It’s a minor issue, but I thought to report it anyway.
When an artist is credited as ‘guest’, and plays more than one instrument on a recording, using @Sophist 's ‘Standardise performers’ plugin, only for one instrument ‘guest’ is preserved.
E.g. taking this recording:
Picard by default will retrieve:
Billy Preston: guest hammond organ and rhodes piano
But using @Sophist 's ‘Standardise performers’ plugin, it will say:
guest hammond organ: Billy Preston
rhodes piano: Billy preston
So that looks as if Billy Preston was playing Hammond as a guest, and Rhodes as the regular piano player of that band.
(which seems improbable)
The same happens when the ‘additional’ atribute has been set for a performer playing more than one instrument.
But that raises some doubts for me where the actual problem lies.
Suppose the regular singer of a band plays additional percussion on a recording.
(the band also has a regular percussionist)
I am guessing an editor will then set the checkbox for that singer.
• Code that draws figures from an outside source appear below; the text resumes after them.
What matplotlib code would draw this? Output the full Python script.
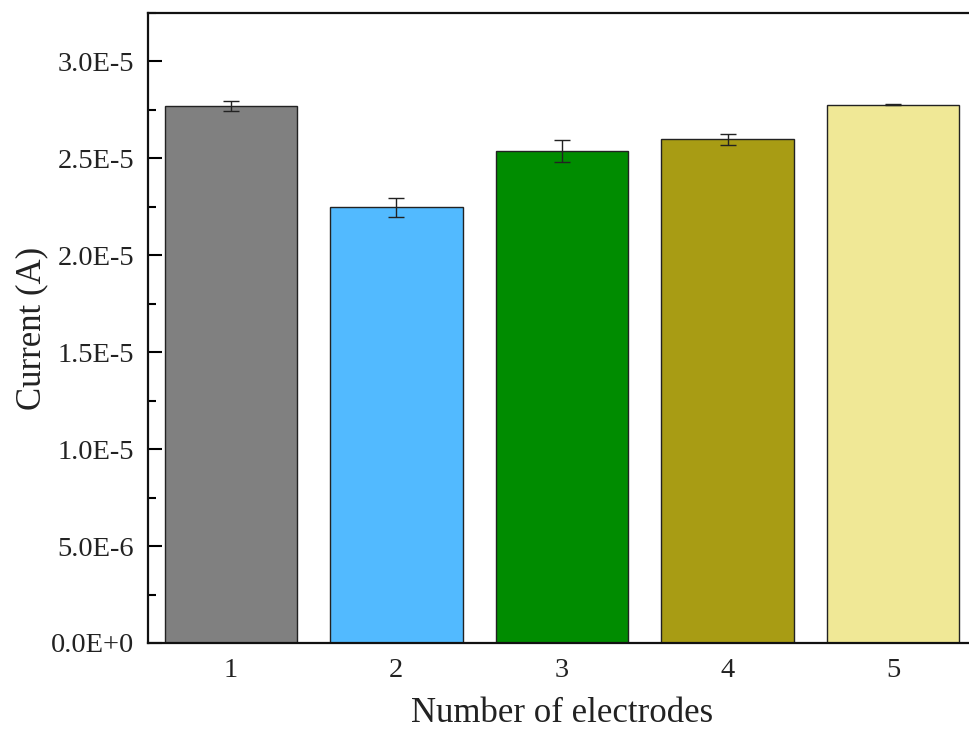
import matplotlib
matplotlib.use("Agg")
import matplotlib.pyplot as plt
from matplotlib.ticker import MultipleLocator, FuncFormatter

### Data
electrodes = [1, 2, 3, 4, 5]
current = [2.768e-5, 2.247e-5, 2.538e-5, 2.598e-5, 2.777e-5]
current_err = [2.6e-7, 4.7e-7, 5.6e-7, 3.0e-7, 0.4e-7]
bar_colors = ["#808080", "#52BAFF", "#008C00", "#A89C14", "#F0E896"]

### Plot
plt.rcParams["font.family"] = ["Liberation Serif", "DejaVu Serif"]
fig = plt.figure(figsize=(9.69, 7.31), dpi=100)
ax = fig.add_axes([0.1527, 0.1204, 0.8545, 0.8618])

ax.bar(electrodes, current, width=0.8, color=bar_colors, edgecolor="#222222",
       linewidth=1.0, yerr=current_err, capsize=6,
       error_kw={"ecolor": "#222222", "elinewidth": 1.0, "capthick": 1.0})

ax.set_xlim(0.5, 5.5)
ax.set_ylim(0, 3.25e-5)
ax.set_xticks(electrodes)
ax.yaxis.set_major_locator(MultipleLocator(5e-6))
ax.yaxis.set_minor_locator(MultipleLocator(2.5e-6))

# Origin-style scientific labels such as 2.5E-5
def sci_label(v, pos):
    if v == 0:
        return "0.0E+0"
    s = "%.1E" % v
    mant, exp = s.split("E")
    return "%sE%d" % (mant, int(exp))

ax.yaxis.set_major_formatter(FuncFormatter(sci_label))

ax.tick_params(axis="y", which="major", direction="in", length=10, width=1.5,
               labelsize=20.5, pad=10, labelcolor="#222222")
ax.tick_params(axis="y", which="minor", direction="in", length=6, width=1.5)
ax.tick_params(axis="x", which="both", length=0, labelsize=20.5, pad=11,
               labelcolor="#222222")
for spine in ax.spines.values():
    spine.set_linewidth(1.6)
    spine.set_color("#111111")

ax.set_xlabel("Number of electrodes", fontsize=25, labelpad=10, color="#222222")
ax.set_ylabel("Current (A)", fontsize=25, labelpad=2, color="#222222")

plt.savefig("out.png", dpi=100)
plt.close()
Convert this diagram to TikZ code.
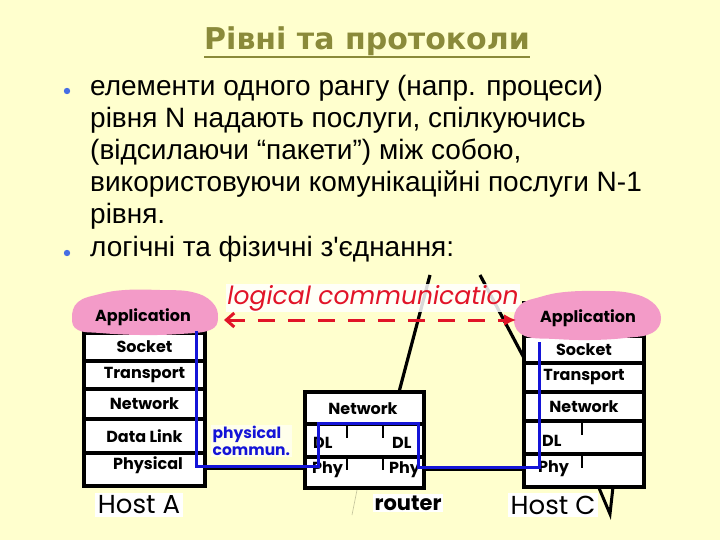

Thus marking both instruments (vocals and percussion) as being additional.
(Please correct me if I am wrong, and an editor can set ‘additional’ (and perhaps ‘guest’) separately per instrument?)
So if the checkbox ‘additional’ has been set for that musician, it would be wrong if the plugin would append ‘additional’ to both instruments.
So by now I am a bit confused if this is maybe a ‘Standardise performers’ issue, a Picard issue, a MusicBrainz issue, or perhaps a bit of all three?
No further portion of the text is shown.